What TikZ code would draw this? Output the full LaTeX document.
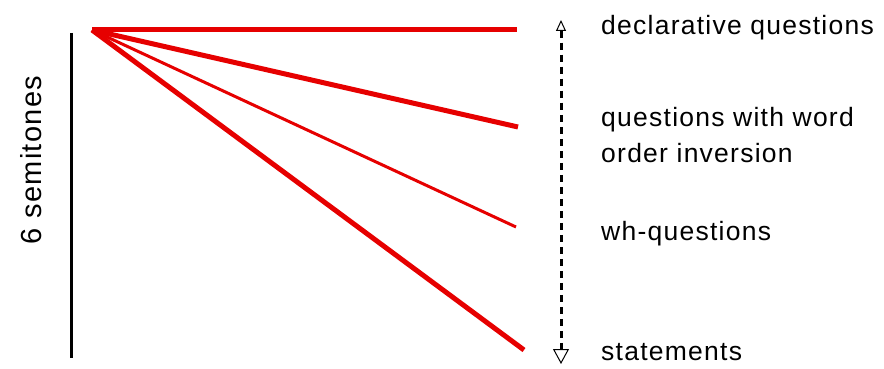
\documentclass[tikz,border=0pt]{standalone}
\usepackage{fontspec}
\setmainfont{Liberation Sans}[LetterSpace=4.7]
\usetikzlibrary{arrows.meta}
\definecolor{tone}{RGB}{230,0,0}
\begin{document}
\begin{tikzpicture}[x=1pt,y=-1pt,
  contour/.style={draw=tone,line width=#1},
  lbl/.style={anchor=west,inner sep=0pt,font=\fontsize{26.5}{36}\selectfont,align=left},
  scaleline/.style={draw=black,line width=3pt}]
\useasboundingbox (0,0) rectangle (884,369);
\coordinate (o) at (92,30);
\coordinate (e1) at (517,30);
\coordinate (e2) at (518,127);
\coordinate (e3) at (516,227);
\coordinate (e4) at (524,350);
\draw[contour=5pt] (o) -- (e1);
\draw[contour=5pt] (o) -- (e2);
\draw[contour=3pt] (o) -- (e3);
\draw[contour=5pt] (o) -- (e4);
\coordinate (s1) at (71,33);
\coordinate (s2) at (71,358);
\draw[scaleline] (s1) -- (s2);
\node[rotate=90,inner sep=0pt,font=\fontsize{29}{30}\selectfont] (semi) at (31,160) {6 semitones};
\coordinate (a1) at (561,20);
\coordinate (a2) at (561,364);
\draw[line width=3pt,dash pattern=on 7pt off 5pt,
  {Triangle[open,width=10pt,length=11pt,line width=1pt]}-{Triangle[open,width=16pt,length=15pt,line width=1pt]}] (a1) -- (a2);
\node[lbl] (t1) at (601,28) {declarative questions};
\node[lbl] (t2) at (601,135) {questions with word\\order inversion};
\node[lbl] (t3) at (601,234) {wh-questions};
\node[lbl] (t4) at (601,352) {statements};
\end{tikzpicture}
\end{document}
== == ==
▸ PROBLEM DETAILS
Collect, from the material above, every line containing the word "draw".

▸ EXERCISE ANSWER
What TikZ code would draw this? Output the full LaTeX document.
  contour/.style={draw=tone,line width=#1},
  scaleline/.style={draw=black,line width=3pt}]
\draw[contour=5pt] (o) -- (e1);
\draw[contour=5pt] (o) -- (e2);
\draw[contour=3pt] (o) -- (e3);
\draw[contour=5pt] (o) -- (e4);
\draw[scaleline] (s1) -- (s2);
\draw[line width=3pt,dash pattern=on 7pt off 5pt,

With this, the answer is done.